## BEGIN Raw data

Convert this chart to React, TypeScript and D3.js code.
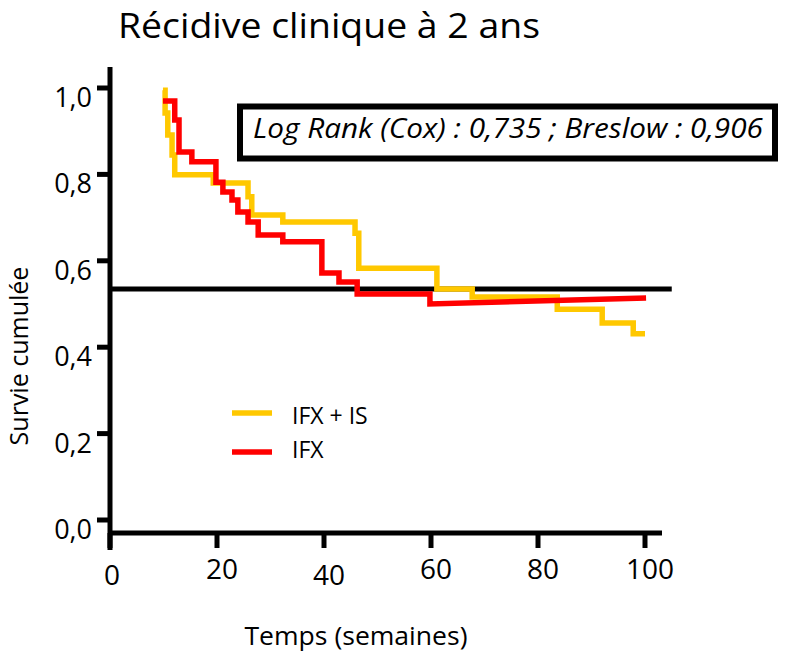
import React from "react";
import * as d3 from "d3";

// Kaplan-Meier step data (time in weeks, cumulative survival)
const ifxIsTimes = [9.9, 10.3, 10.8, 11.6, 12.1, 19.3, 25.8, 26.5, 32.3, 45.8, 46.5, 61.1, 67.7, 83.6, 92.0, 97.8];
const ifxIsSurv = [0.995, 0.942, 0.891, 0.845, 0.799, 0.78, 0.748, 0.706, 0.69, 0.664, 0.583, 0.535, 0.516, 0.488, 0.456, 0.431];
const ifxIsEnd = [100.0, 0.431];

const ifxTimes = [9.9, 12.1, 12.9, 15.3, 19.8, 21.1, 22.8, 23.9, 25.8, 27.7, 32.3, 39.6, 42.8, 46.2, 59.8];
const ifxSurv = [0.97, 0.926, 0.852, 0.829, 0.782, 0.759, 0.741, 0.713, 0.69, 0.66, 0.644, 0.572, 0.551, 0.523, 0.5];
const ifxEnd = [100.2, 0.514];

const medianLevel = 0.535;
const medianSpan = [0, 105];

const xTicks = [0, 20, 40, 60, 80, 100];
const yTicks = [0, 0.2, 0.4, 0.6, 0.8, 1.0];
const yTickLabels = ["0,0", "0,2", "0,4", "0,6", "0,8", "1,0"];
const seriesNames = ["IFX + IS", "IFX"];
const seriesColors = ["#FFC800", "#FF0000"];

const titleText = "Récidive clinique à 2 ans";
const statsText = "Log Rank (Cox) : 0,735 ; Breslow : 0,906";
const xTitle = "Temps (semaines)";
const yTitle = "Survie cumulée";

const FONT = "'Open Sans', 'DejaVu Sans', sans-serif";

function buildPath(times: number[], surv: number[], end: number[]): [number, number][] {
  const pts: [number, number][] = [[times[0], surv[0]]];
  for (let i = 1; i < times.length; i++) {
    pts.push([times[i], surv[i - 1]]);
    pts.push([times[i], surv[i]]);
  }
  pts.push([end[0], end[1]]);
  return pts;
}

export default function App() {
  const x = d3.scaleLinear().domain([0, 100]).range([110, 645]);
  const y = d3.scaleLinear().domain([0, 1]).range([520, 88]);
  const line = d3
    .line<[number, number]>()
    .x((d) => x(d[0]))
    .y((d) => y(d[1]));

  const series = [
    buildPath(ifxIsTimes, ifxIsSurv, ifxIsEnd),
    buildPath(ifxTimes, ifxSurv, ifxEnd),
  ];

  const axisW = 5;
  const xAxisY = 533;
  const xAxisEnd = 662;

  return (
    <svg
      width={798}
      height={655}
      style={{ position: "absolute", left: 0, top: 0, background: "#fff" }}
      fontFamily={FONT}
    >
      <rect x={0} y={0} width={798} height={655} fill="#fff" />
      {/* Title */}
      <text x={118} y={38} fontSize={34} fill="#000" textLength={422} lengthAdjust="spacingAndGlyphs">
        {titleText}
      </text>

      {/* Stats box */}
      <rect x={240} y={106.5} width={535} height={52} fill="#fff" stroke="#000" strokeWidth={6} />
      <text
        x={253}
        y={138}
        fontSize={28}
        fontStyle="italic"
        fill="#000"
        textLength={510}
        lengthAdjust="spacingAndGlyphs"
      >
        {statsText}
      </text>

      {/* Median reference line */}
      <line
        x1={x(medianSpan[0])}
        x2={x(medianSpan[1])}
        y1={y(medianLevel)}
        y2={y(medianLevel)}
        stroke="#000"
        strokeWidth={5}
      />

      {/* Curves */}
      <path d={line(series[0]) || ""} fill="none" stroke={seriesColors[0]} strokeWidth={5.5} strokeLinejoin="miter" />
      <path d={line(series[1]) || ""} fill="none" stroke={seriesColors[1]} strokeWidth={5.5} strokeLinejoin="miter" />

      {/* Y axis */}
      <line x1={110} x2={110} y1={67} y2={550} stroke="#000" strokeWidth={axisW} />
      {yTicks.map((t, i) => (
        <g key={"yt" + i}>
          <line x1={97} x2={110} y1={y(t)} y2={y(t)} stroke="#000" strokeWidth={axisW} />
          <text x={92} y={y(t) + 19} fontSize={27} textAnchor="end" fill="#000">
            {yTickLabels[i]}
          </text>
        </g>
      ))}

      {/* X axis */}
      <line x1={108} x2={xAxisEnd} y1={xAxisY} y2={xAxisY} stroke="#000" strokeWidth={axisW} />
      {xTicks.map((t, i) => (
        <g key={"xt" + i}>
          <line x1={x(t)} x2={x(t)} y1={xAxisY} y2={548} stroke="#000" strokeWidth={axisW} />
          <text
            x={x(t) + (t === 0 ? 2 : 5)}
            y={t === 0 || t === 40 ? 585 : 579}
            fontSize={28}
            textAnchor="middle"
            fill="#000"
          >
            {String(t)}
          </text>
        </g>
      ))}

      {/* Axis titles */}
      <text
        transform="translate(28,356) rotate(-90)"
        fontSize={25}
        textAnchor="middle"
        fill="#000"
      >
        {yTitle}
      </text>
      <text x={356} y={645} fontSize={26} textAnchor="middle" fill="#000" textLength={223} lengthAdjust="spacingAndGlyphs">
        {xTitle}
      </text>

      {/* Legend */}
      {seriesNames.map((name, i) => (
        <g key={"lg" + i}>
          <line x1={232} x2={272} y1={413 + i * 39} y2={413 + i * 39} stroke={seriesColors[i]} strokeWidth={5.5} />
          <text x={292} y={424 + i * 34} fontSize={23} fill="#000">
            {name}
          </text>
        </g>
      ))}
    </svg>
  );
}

## END Raw data

## Required work
Your task is to reproduce exactly the lines from the start of the data above through the line containing "import * as", leaving every picture out.

## Result of the exercise
Convert this chart to React, TypeScript and D3.js code.
import React from "react";
import * as d3 from "d3";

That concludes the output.